Half Marathons and Tofu Aid Stations: Running Charlotte without a traditional training block
- Taylor Sayles
- Jul 7
- 2 min read

Ten years ago, Theresa Dornburg hated exercise.
The thought of movement for fun—or worse, for sport—was foreign until she found herself reluctantly signing up for cross country in high school. To her surprise, she liked it. Maybe even loved it. Not because she was the fastest. But because it was quiet. Independent. Less about team pressure, more about chasing her own progress.
Fast forward a decade: she’d dabbled in 5Ks and 10Ks, but it wasn’t until she rallied a group of restaurant coworkers to train for a local half marathon that she really considered distance running. Their “training plan” was mostly running together on shared Mondays off. Some weeks it was three miles. Sometimes five.
But what stood out to Theresa wasn’t the finish line. It was the camaraderie. The shared effort. The fact that she, someone who once dreaded movement, now found herself rounding up coworkers to run 13 miles... for fun.
That half marathon was in December. By the following fall, Theresa was toeing the line at the Charlotte Marathon.
Summer in North Carolina hit hard. Her hours at the restaurant ramped up. She was on her feet all day and couldn’t stomach the idea of long weekend runs when rest was already hard to come by. Her peak long run was 12 miles (one week before race day).
And yet: she showed up. With a playlist her family made her. In brand-new running socks from the expo. With her friend—who showed up at 7:20am on the dot, just as the gun was going off.
They started together. Talked through the early miles. Shared a moment around mile 10 when emotions started to rise. “I’m just so glad we’re doing this together,” her friend told her.
The course split at mile 13. Half marathoners peeled off toward the finish line. Marathoners looped away into another figure-eight through Charlotte.
Theresa didn’t quit.
She ran through familiar streets near the restaurant. Her coworkers surprised her around mile 16 with what she describes as a “secret tofu and beer aid station.” She couldn’t stomach the tofu. But the gesture carried her.

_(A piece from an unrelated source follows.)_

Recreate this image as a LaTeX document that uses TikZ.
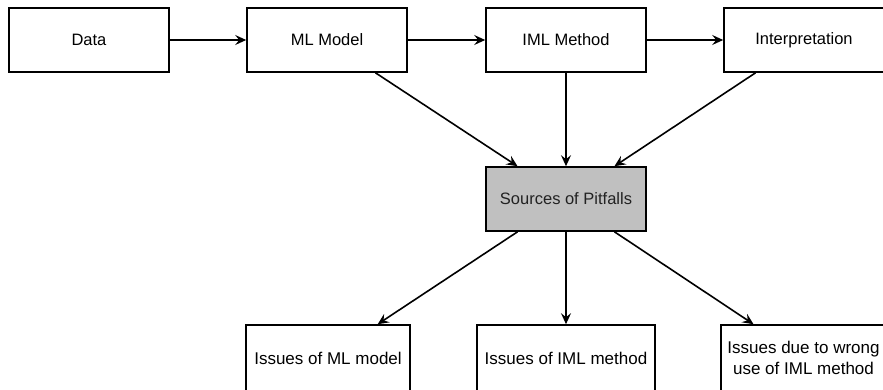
\documentclass[tikz,border=0pt]{standalone}
\usepackage{fontspec}
\setmainfont{Liberation Sans}
\usetikzlibrary{arrows.meta,calc}
\begin{document}
\begin{tikzpicture}[x=1bp,y=-1bp,
  box/.style={draw=black,line width=1.6bp,fill=white,rectangle,inner sep=0pt,
    minimum width=160bp,minimum height=64bp,align=center,
    font=\fontsize{16.5bp}{20.5bp}\selectfont},
  srcbox/.style={box,fill={rgb,255:red,192;green,192;blue,192},text={rgb,255:red,34;green,34;blue,34}},
  lowbox/.style={box,minimum height=66bp,font=\fontsize{17bp}{21bp}\selectfont},
  conn/.style={line width=1.6bp,-{Stealth[length=11bp,width=10bp,inset=4bp]}}
]
\useasboundingbox (0,0) rectangle (883,389);
\node[box] (data) at (89,40) {Data};
\node[box] (ml) at (327,40) {ML Model};
\node[box] (iml) at (566,40) {IML Method};
\node[box] (interp) at (804,40) {Interpretation};
\node[srcbox] (src) at (566,199) {Sources of Pitfalls};
\node[lowbox,minimum width=164bp] (iml1) at (328,358) {Issues of ML model};
\node[lowbox,minimum width=178bp] (iml2) at (566,358) {Issues of IML method};
\node[lowbox,minimum width=165bp] (iml3) at (803.5,358) {Issues due to wrong\\use of IML method};
\draw[conn] (data.east) -- (ml.west);
\draw[conn] (ml.east) -- (iml.west);
\draw[conn] (iml.east) -- (interp.west);
\draw[conn] ($(ml.south west)!0.8!(ml.south east)$) -- ($(src.north west)!0.2!(src.north east)$);
\draw[conn] (iml.south) -- (src.north);
\draw[conn] ($(interp.south west)!0.2!(interp.south east)$) -- ($(src.north west)!0.8!(src.north east)$);
\draw[conn] ($(src.south west)!0.2!(src.south east)$) -- ($(iml1.north west)!0.8!(iml1.north east)$);
\draw[conn] (src.south) -- (iml2.north);
\draw[conn] ($(src.south west)!0.8!(src.south east)$) -- ($(iml3.north west)!0.2!(iml3.north east)$);
\end{tikzpicture}
\end{document}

Her friend, slightly ahead by then, waited for her at the same aid station on the way back. They ran the final miles together—laughing, pushing, walking the hills at mile 25, and willing each other forward.
She crossed the finish line as the announcer said her name.
She teared up. Her family was there. Her boyfriend told her she was the coolest person he knew. Her mom was shocked she ran the whole thing.
It wasn’t perfect. She didn’t have a coach, or a long taper, or even a structured plan. But Theresa ran a marathon on grit, friendship, and the stubborn belief that she could.
She’s planning to do it again. This time with a real plan.
And maybe fewer tofu-based aid stations.